Sep 22, 2020

MongoDB Network Compression

by João Sampaio

Here at Close, we are heavy users of MongoDB: we store a big chunk of our data in MongoDB instances and use its capabilities extensively.

One of such capabilities that we have started to use recently is network compression: all network communication between clients and instances can be compressed so you need to send fewer bits over the wire.

The impact on network usage we detected in our MongoDB instances was impressive: from about 140 Mbps to about 65 Mbps, as you can see in the chart below.

MongoDB Network Compression Chart

If you are using AWS, like ourselves, or some other IaaS, this can translate into some serious savings in the Engineering budget. Our motivation was to reduce AWS Inter-AZ data transfer costs. At $0.01 per GB in each direction ("in" and "out", which translates into $0.02 per GB of data transferred to another AZ), we are happy with the potential savings from such a simple configuration change. Price may vary with any discounts your company may have negotiated with AWS.

How can you enable network compression in MongoDB?

First, you need to be using compression-capable versions of MongoDB and of your client library. If you want to use the snappy compression, that is MongoDB 3.4 and, if you are using Python and PyMongo, that is PyMongo 3.7. With these, you can enable the snappy compression as follows:

  1. Create your MongoDB instances with --networkMessageCompressors snappy
  2. Pass compressors='snappy' into PyMongo's MongoClient (look up how to enable snappy in your specific client library if you are not using PyMongo)

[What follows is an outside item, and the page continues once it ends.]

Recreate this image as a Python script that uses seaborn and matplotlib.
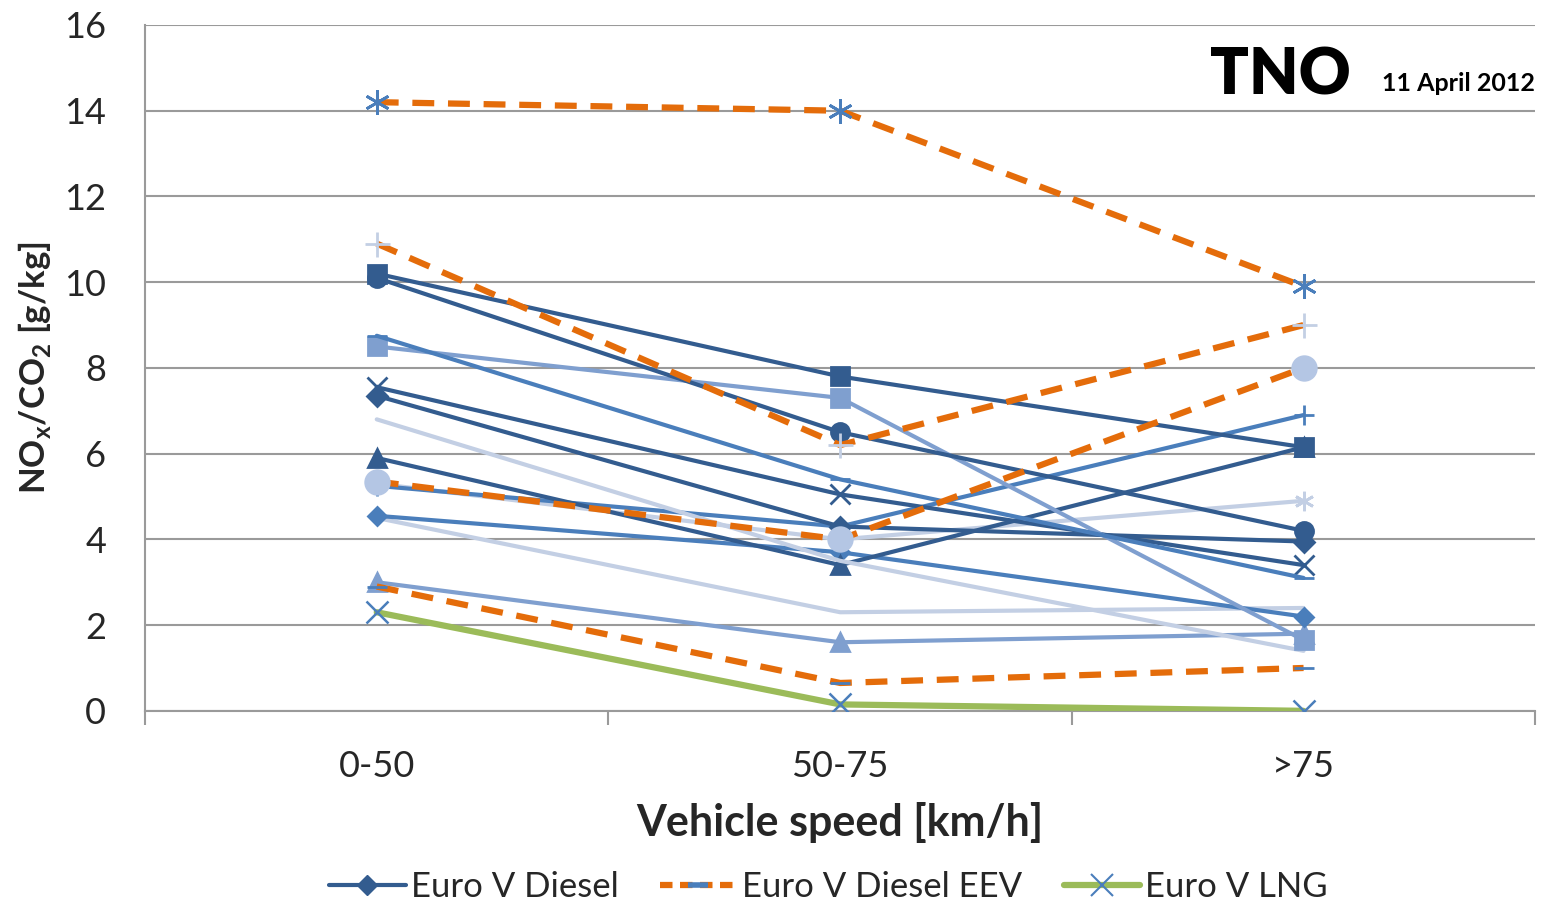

Depending on your library, you might also need to install dependencies for it to support the compression algorithm you chose. For PyMongo to support the snappy compression, you'll have to install python-snappy, which in turn depends on the libsnappy development headers being available to compile its modules.

Even if you are not yet ready to enable compression between clients and instances, you can still enable compression just in communication between instances (if they are part of a replica set or a sharded cluster) by doing step 1 from above. That will already have an impact on your bottom line depending on how heavy the traffic between those instances is. MongoDB will not compress traffic if the client does not support or accept it.

Compression is enabled by default for MongoDB 3.6+.

There are also other compression algorithms available, and you can find more information in the MongoDB official docs.